Records:
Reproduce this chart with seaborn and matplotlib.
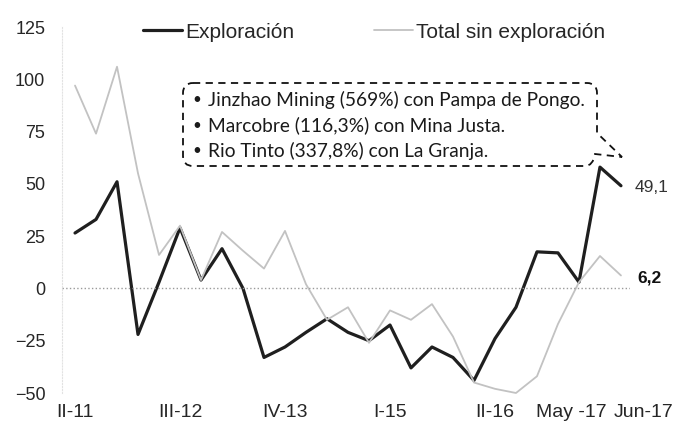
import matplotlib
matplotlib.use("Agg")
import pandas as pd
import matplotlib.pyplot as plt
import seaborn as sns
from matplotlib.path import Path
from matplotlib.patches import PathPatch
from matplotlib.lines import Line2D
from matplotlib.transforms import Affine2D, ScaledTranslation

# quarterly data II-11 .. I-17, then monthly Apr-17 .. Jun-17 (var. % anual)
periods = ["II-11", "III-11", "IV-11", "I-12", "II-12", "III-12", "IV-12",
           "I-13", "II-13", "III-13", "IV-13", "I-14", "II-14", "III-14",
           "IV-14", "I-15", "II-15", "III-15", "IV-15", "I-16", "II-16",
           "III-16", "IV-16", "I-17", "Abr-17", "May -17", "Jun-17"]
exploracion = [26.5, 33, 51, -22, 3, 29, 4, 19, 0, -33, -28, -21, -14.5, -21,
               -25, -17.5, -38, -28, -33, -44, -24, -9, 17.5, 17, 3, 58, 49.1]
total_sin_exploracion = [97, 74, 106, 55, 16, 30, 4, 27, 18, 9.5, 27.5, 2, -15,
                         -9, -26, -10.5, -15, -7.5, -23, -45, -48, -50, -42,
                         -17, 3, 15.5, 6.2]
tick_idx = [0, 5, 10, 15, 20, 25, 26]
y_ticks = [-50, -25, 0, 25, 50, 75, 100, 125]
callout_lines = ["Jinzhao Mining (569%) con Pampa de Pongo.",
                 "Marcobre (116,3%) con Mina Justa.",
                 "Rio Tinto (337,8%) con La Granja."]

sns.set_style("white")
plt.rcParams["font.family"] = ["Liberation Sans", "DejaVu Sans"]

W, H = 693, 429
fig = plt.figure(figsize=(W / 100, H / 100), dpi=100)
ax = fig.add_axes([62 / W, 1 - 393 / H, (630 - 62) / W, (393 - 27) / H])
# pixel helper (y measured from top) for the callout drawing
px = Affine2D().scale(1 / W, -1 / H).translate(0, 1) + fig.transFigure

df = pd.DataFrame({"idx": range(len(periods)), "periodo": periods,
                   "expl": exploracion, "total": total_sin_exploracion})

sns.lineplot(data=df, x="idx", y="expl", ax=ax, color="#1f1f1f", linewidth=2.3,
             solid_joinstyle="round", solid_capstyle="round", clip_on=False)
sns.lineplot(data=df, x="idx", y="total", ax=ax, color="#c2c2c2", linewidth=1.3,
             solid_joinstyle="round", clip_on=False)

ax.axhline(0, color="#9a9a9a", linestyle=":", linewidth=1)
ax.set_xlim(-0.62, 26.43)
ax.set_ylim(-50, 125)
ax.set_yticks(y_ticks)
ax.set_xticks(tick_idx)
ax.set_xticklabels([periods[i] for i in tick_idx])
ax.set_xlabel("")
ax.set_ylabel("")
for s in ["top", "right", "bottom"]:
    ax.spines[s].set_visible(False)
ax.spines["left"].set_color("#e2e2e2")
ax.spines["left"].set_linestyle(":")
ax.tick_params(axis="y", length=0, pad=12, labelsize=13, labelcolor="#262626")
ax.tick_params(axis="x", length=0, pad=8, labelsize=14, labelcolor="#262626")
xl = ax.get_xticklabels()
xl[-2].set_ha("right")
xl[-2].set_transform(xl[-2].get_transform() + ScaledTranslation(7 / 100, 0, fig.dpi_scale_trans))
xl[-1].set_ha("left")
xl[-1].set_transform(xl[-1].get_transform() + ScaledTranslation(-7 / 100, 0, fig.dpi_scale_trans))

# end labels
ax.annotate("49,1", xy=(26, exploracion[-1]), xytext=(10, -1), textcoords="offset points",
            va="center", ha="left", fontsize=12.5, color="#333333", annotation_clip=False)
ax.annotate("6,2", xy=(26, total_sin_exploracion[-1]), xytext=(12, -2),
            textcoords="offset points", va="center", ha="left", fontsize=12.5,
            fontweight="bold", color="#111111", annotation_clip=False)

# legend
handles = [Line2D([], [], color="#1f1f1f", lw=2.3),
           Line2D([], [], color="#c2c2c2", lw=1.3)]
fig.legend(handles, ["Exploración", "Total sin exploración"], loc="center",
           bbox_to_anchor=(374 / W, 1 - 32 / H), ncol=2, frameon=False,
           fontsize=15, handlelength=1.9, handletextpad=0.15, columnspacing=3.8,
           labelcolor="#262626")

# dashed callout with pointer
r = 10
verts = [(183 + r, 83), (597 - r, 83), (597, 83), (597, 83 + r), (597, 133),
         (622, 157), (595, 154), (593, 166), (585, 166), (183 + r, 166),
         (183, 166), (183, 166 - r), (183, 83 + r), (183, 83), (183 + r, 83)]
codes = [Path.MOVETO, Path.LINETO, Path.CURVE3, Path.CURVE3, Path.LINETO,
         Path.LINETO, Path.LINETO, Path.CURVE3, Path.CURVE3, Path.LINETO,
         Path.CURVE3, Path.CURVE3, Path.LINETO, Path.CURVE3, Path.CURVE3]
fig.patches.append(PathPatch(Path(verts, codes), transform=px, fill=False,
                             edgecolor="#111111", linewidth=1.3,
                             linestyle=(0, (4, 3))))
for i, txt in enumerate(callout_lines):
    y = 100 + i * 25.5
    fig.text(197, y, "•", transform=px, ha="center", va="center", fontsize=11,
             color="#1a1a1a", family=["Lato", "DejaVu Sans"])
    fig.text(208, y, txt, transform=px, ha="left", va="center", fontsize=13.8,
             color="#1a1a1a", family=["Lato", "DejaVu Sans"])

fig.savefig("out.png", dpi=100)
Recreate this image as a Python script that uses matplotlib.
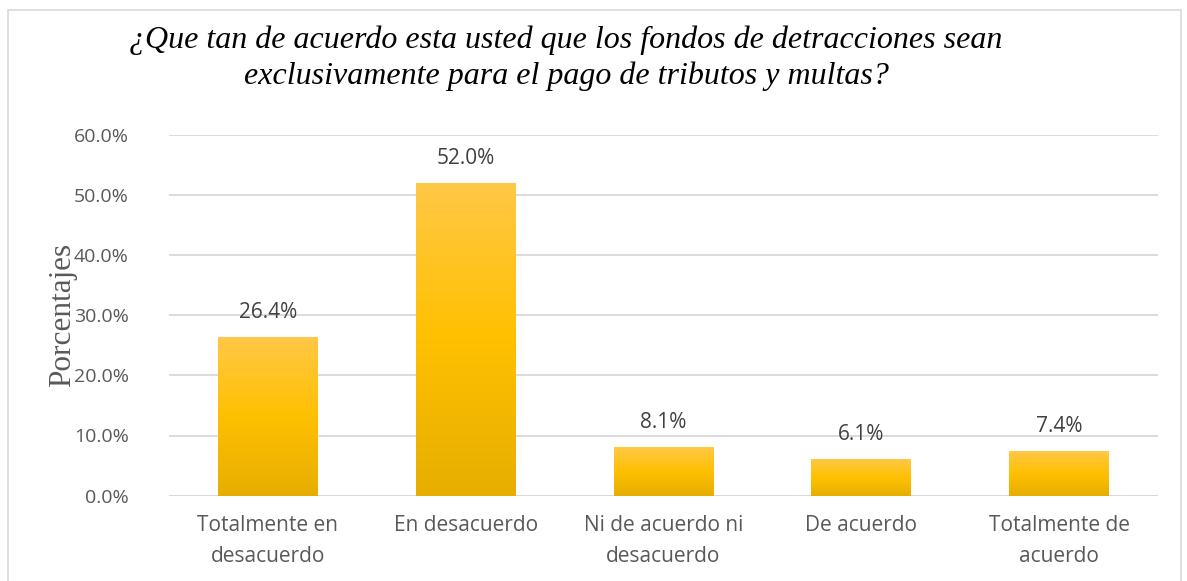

What needs to be done: Please return, exactly as written, the lines from the first line of the records above through the line containing "from matplotlib.transforms import", both included, leaving out any pictures.

The response:
Reproduce this chart with seaborn and matplotlib.
import matplotlib
matplotlib.use("Agg")
import pandas as pd
import matplotlib.pyplot as plt
import seaborn as sns
from matplotlib.path import Path
from matplotlib.patches import PathPatch
from matplotlib.lines import Line2D
from matplotlib.transforms import Affine2D, ScaledTranslation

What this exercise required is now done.